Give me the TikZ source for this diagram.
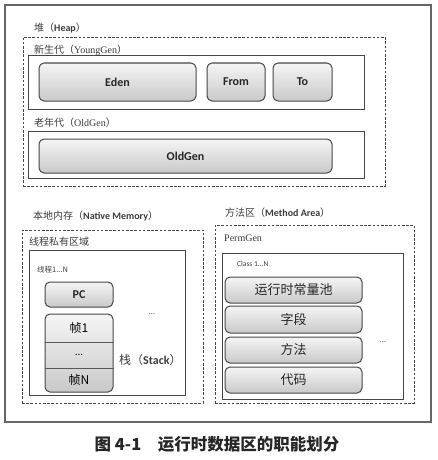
\documentclass[tikz,border=0pt]{standalone}
\usepackage{fontspec}
\setmainfont{Carlito}
\newfontfamily\cjk{Noto Sans CJK SC}
\newfontfamily\serifl{Liberation Serif}
\usetikzlibrary{positioning,calc}
\definecolor{framegray}{RGB}{70,70,70}
\definecolor{labelgray}{RGB}{60,60,60}

\begin{document}
\begin{tikzpicture}[x=1pt,y=-1pt, every node/.style={inner sep=0pt}]
\tikzset{area/.style={draw=framegray,line width=0.9pt,dash pattern=on 2.6pt off 1.6pt},
  region/.style={draw=framegray,line width=0.9pt},
  cell/.style={draw=framegray,line width=1pt,rounded corners=5pt,top color=gray!8,bottom color=gray!42,
    text=black!85,font=\fontsize{12}{14}\selectfont\bfseries},
  tag/.style={anchor=west,text=labelgray,font=\cjk\fontsize{10}{12}\selectfont}}
\useasboundingbox (0,0) rectangle (438,460);

% whole runtime data area
\node[draw=gray!80!black,line width=1.3pt,minimum width=426pt,minimum height=417pt] (jvm) at (218,213.5) {};

% heap
\node[tag] (heaptag) at (34,28) {堆（{\rmfamily\bfseries Heap}）};
\node[area,minimum width=362pt,minimum height=149pt] (heap) at (204,111.5) {};
\node[tag] (youngtag) at (34,50) {新生代（{\serifl YoungGen}）};
\node[region,minimum width=336pt,minimum height=54pt] (young) at (196,82) {};
\node[cell,minimum width=157pt,minimum height=38pt] (eden) at (117.5,82) {Eden};
\node[cell,minimum width=58pt,minimum height=38pt]  (from) at (236,82) {From};
\node[cell,minimum width=59pt,minimum height=38pt]  (to)   at (302.5,82) {To};
\node[tag] (oldtag) at (34,123) {老年代（{\serifl OldGen}）};
\node[region,minimum width=336pt,minimum height=47pt] (old) at (196,154.5) {};
\node[cell,minimum width=293pt,minimum height=34pt] (oldgen) at (185.5,156) {OldGen};

% native memory
\node[tag] (nativetag) at (33,216) {本地内存（{\rmfamily\bfseries Native Memory}）};
\node[area,minimum width=181pt,minimum height=173pt] (private) at (112.5,316.5) {};
\node[tag] (privatetag) at (29,242) {线程私有区域};
\node[region,minimum width=156pt,minimum height=145pt] (thread) at (107,322.5) {};
\node[tag,font=\cjk\fontsize{7.5}{9}\selectfont] (threadtag) at (37,270) {线程1...N};
\node[cell,minimum width=68pt,minimum height=25pt] (pc) at (79,294.5) {PC};
\node[cell,minimum width=68pt,minimum height=78pt] (stack) at (79,353) {};
\node[font=\cjk\fontsize{12}{14}\selectfont,minimum height=28pt] (f1) at (79,328) {帧1};
\node[font=\cjk\fontsize{10}{12}\selectfont,minimum height=26pt] (fdots) at (79,355) {...};
\node[font=\cjk\fontsize{12}{14}\selectfont] (fN) at (79,380) {帧N};
\draw[gray!70!black] (stack.west |- f1.south) -- (stack.east |- f1.south);
\draw[gray!70!black] (stack.west |- fdots.south) -- (stack.east |- fdots.south);
\node[tag,font=\cjk\fontsize{12}{14}\selectfont] (stacktag) at (119,360) {栈（{\rmfamily\bfseries Stack}）};
\node[font=\fontsize{8}{9}\selectfont,text=labelgray] (threadmore) at (152,314) {...};

% method area
\node[tag] (methodtag) at (225,213) {方法区（{\rmfamily\bfseries Method Area}）};
\node[area,minimum width=199pt,minimum height=178pt] (perm) at (314.5,314) {};
\node[tag,font=\serifl\fontsize{10}{12}\selectfont] (permtag) at (224,238) {PermGen};
\node[region,minimum width=181pt,minimum height=146pt] (class) at (312.5,326) {};
\node[tag,font=\fontsize{7.5}{9}\selectfont] (classtag) at (237,264) {Class 1...N};
\node[cell,font=\cjk\fontsize{13}{15}\selectfont,minimum width=137pt,minimum height=26pt] (pool)   at (293.5,290) {运行时常量池};
\node[cell,font=\cjk\fontsize{13}{15}\selectfont,minimum width=137pt,minimum height=27pt] (field)  at (293.5,319.5) {字段};
\node[cell,font=\cjk\fontsize{13}{15}\selectfont,minimum width=137pt,minimum height=26pt] (method) at (293.5,350) {方法};
\node[cell,font=\cjk\fontsize{13}{15}\selectfont,minimum width=137pt,minimum height=26pt] (code)   at (293.5,380) {代码};
\node[font=\fontsize{8}{9}\selectfont,text=labelgray] (classmore) at (383,342) {...};

% caption
\node[font=\cjk\bfseries\fontsize{16.5}{18}\selectfont,text=black!85] (caption) at (217,444) {图 4-1\hspace{1em}运行时数据区的职能划分};
\end{tikzpicture}
\end{document}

— Exercise brief —
Please extract exactly the lines of the data, from the first through the line containing "(0,0) rectangle (438,460);", and add no pictures to the copy.

— Answer to this task —
Give me the TikZ source for this diagram.
\documentclass[tikz,border=0pt]{standalone}
\usepackage{fontspec}
\setmainfont{Carlito}
\newfontfamily\cjk{Noto Sans CJK SC}
\newfontfamily\serifl{Liberation Serif}
\usetikzlibrary{positioning,calc}
\definecolor{framegray}{RGB}{70,70,70}
\definecolor{labelgray}{RGB}{60,60,60}

\begin{document}
\begin{tikzpicture}[x=1pt,y=-1pt, every node/.style={inner sep=0pt}]
\tikzset{area/.style={draw=framegray,line width=0.9pt,dash pattern=on 2.6pt off 1.6pt},
  region/.style={draw=framegray,line width=0.9pt},
  cell/.style={draw=framegray,line width=1pt,rounded corners=5pt,top color=gray!8,bottom color=gray!42,
    text=black!85,font=\fontsize{12}{14}\selectfont\bfseries},
  tag/.style={anchor=west,text=labelgray,font=\cjk\fontsize{10}{12}\selectfont}}
\useasboundingbox (0,0) rectangle (438,460);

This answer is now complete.